Digging up these figures last year, The Australian’s Economics Correspondent, Adam Creighton, observed that South Australia was “morphing into an oversized rogue council with vice-regal trappings”. A fair call.
Creighton observed that this payload of personal staff, including 17 media advisers earning between $115,000 and $157,000 a year, almost matched that of the Prime Minister’s office and was nearly half as much again as the office of NSW Premier Gladys Berejiklian.
Weatherill’s personal army began at the top with the chief of staff on $202,179 and then cascaded down through a director of media, chief media adviser, 13 ordinary media advisers, media-monitoring service manager, principal monitor of the media monitors (seriously), five ministerial advisers and even an assistant to the ministerial advisers.
Talk about employing your own cheer squad. What did they all do?
At the bottom of the full-time heap were eight media monitor staff, pulling $70,000 each. Monitoring government media interviews is a form of hell on earth. They deserved every cent.
When I called Treasurer Lucas to check that he hadn’t hired a spin doctor in the last couple of days he said: “No, why, do you want a job?”.
He said his priority had been hiring a COS and ministerial adviser with a special focus on treasury and major projects and he had also just employed a young person from the Fair Work Commission with legal expertise in industrial relations.
“I’m actually trying to get people in the office who can add value to the office,” he said. “It’s a novel thought, I know. Essentially, when you had a look at some of the staff (of the previous government), they were spear carriers for the right faction, the left faction or whatever”.

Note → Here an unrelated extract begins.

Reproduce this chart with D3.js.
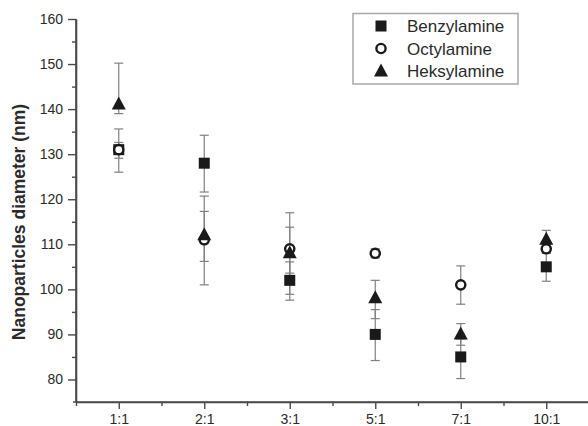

The Marshall Government has promised to reduce ministerial staff numbers and Lucas says he has already begun giving newbie ministers the bad news. Good luck with that.
Former Premier Tom Playford, a cunning media manipulator, never had a press secretary, but he pioneered 10-minute radio spots on 5AD, presenting nearly 100 in two years, on mundane topics from egg exports to sewage treatment. Nobody told him what to say or how to say it.

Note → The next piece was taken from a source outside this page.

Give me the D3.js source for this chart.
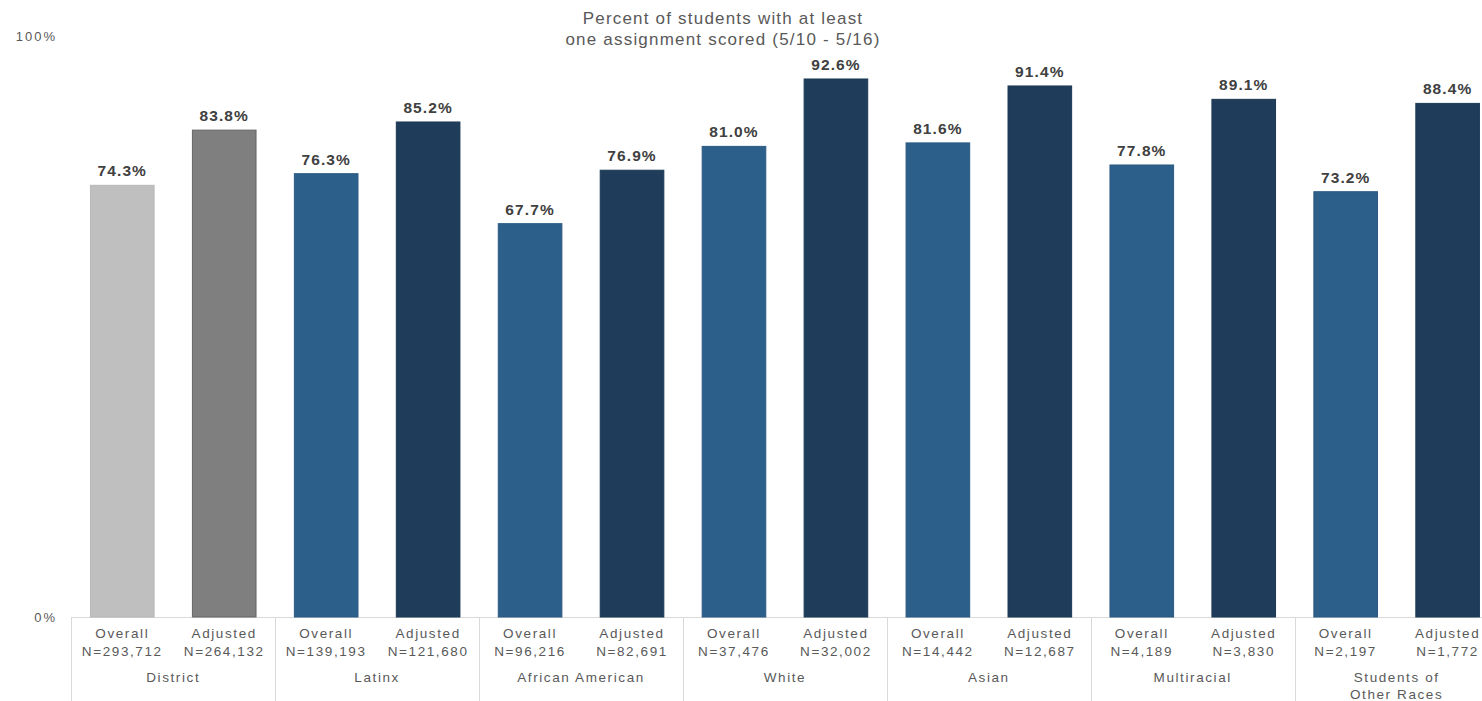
<!DOCTYPE html>
<html>
<head>
<meta charset="utf-8">
<script src="https://cdn.jsdelivr.net/npm/d3@7"></script>
<style>
  html, body { margin: 0; padding: 0; background: #ffffff; overflow: hidden; }
  svg { display: block; font-family: "Liberation Sans", Arial, sans-serif; }
</style>
</head>
<body>
<svg id="chart" width="1482" height="701"></svg>
<script>
// ---- Data ----
const groups = ["District", "Latinx", "African American", "White", "Asian", "Multiracial", "Students of Other Races"];
const groupLabelLines = [["District"], ["Latinx"], ["African American"], ["White"], ["Asian"], ["Multiracial"], ["Students of", "Other Races"]];
const measures = ["Overall", "Adjusted"];
const overallValues = [74.3, 76.3, 67.7, 81.0, 81.6, 77.8, 73.2];
const adjustedValues = [83.8, 85.2, 76.9, 92.6, 91.4, 89.1, 88.4];
const overallN = ["293,712", "139,193", "96,216", "37,476", "14,442", "4,189", "2,197"];
const adjustedN = ["264,132", "121,680", "82,691", "32,002", "12,687", "3,830", "1,772"];
const yTicks = [0, 100];
const titleLines = ["Percent of students with at least", "one assignment scored (5/10 - 5/16)"];

// ---- Build rows ----
const rows = [];
groups.forEach((g, i) => {
  rows.push({ group: g, gi: i, measure: "Overall", value: overallValues[i], n: overallN[i] });
  rows.push({ group: g, gi: i, measure: "Adjusted", value: adjustedValues[i], n: adjustedN[i] });
});

const colorFor = d => {
  if (d.gi === 0) return d.measure === "Overall" ? "#bfbfbf" : "#7f7f7f";
  return d.measure === "Overall" ? "#2c5f8a" : "#1f3d5a";
};
const strokeFor = d => {
  if (d.gi === 0) return d.measure === "Overall" ? "#b8b8b8" : "#666666";
  return d.measure === "Overall" ? "#2a5a83" : "#1c3954";
};

const svg = d3.select("#chart");
const left = 71.3, groupW = 203.9;
const x0 = d3.scaleBand().domain(groups).range([left, left + groupW * groups.length]).padding(0);
const x1 = d3.scaleBand().domain(measures).range([0, x0.bandwidth()]).paddingInner(0.376).paddingOuter(0.188);
const y = d3.scaleLinear().domain([0, 100]).range([617, 36]);

// Title
svg.append("g").selectAll("text").data(titleLines).join("text")
  .attr("x", 723).attr("y", (d, i) => 24 + i * 21)
  .attr("text-anchor", "middle")
  .attr("fill", "#595959")
  .style("font-size", "17px")
  .style("letter-spacing", "1.2px")
  .text(d => d);

// Y axis (labels only)
const yAxis = d3.axisLeft(y).tickValues(yTicks).tickSize(0).tickPadding(0).tickFormat(d => d + "%");
const yg = svg.append("g").attr("transform", "translate(57,0)").call(yAxis);
yg.select(".domain").remove();
yg.selectAll("text")
  .attr("fill", "#595959")
  .style("font-size", "13px")
  .style("letter-spacing", "2px")
  .style("font-family", "'Liberation Sans', Arial, sans-serif");

// Baseline
svg.append("line")
  .attr("x1", left).attr("x2", x0.range()[1])
  .attr("y1", y(0) + 0.5).attr("y2", y(0) + 0.5)
  .attr("stroke", "#d9d9d9").attr("stroke-width", 1);

// Group separators
svg.append("g").selectAll("line").data(groups).join("line")
  .attr("x1", d => Math.round(x0(d)) + 0.5).attr("x2", d => Math.round(x0(d)) + 0.5)
  .attr("y1", y(0)).attr("y2", 701)
  .attr("stroke", "#d9d9d9").attr("stroke-width", 1);

// Bars
const barG = svg.append("g");
barG.selectAll("rect").data(rows).join("rect")
  .attr("x", d => x0(d.group) + x1(d.measure))
  .attr("width", x1.bandwidth())
  .attr("y", d => y(d.value))
  .attr("height", d => y(0) - y(d.value))
  .attr("fill", colorFor)
  .attr("stroke", strokeFor)
  .attr("stroke-width", 1);

// Value labels
barG.selectAll("text.val").data(rows).join("text")
  .attr("class", "val")
  .attr("x", d => x0(d.group) + x1(d.measure) + x1.bandwidth() / 2)
  .attr("y", d => y(d.value) - 9)
  .attr("text-anchor", "middle")
  .attr("fill", "#404040")
  .style("font-size", "15.5px")
  .style("font-weight", "bold")
  .style("letter-spacing", "1.1px")
  .text(d => d.value.toFixed(1) + "%");

// Category labels (measure + N)
const catG = svg.append("g");
catG.selectAll("text.m").data(rows).join("text")
  .attr("class", "m")
  .attr("x", d => x0(d.group) + x1(d.measure) + x1.bandwidth() / 2)
  .attr("y", 638)
  .attr("text-anchor", "middle")
  .attr("fill", "#595959")
  .style("font-size", "13.5px")
  .style("letter-spacing", "1.6px")
  .text(d => d.measure);
catG.selectAll("text.n").data(rows).join("text")
  .attr("class", "n")
  .attr("x", d => x0(d.group) + x1(d.measure) + x1.bandwidth() / 2)
  .attr("y", 656)
  .attr("text-anchor", "middle")
  .attr("fill", "#595959")
  .style("font-size", "13.5px")
  .style("letter-spacing", "1.6px")
  .text(d => "N=" + d.n);

// Group labels
const gl = svg.append("g").selectAll("text").data(groups).join("text")
  .attr("x", d => x0(d) + x0.bandwidth() / 2)
  .attr("y", 682)
  .attr("text-anchor", "middle")
  .attr("fill", "#595959")
  .style("font-size", "13.5px")
  .style("letter-spacing", "1.6px");
gl.selectAll("tspan").data((d, i) => groupLabelLines[i].map(t => ({ t, cx: x0(d) + x0.bandwidth() / 2 }))).join("tspan")
  .attr("x", d => d.cx)
  .attr("dy", (d, i) => i === 0 ? 0 : 17)
  .text(d => d.t);
</script>
</body>
</html>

The job of most political media advisers is to shield inexperienced or incompetent ministers from being exposed for the dills they are, to make smart ministers look even smarter, to bury bad news and pump up positive news, to rebadge bad news as good news, or a combination of all of the above.
In short, to make it appear that a government has all the answers even if it hasn’t got a clue.
During its last desperate days in office, the Weatherill Government was in a constant, exhausting frenzy of self-promotion. It was a relief when it all stopped.
During the week Pope Francis, who presides over a formidable media outfit, released a major apostolic exhortation titled Rejoice and Be Glad – a call to happiness in an unhappy world.
“When somebody has an answer for every question, it is a sign they are not on the right road,” he writes.
If a government did try operating for a year with no spin, it might not be more honest but it would leave us room to think for ourselves.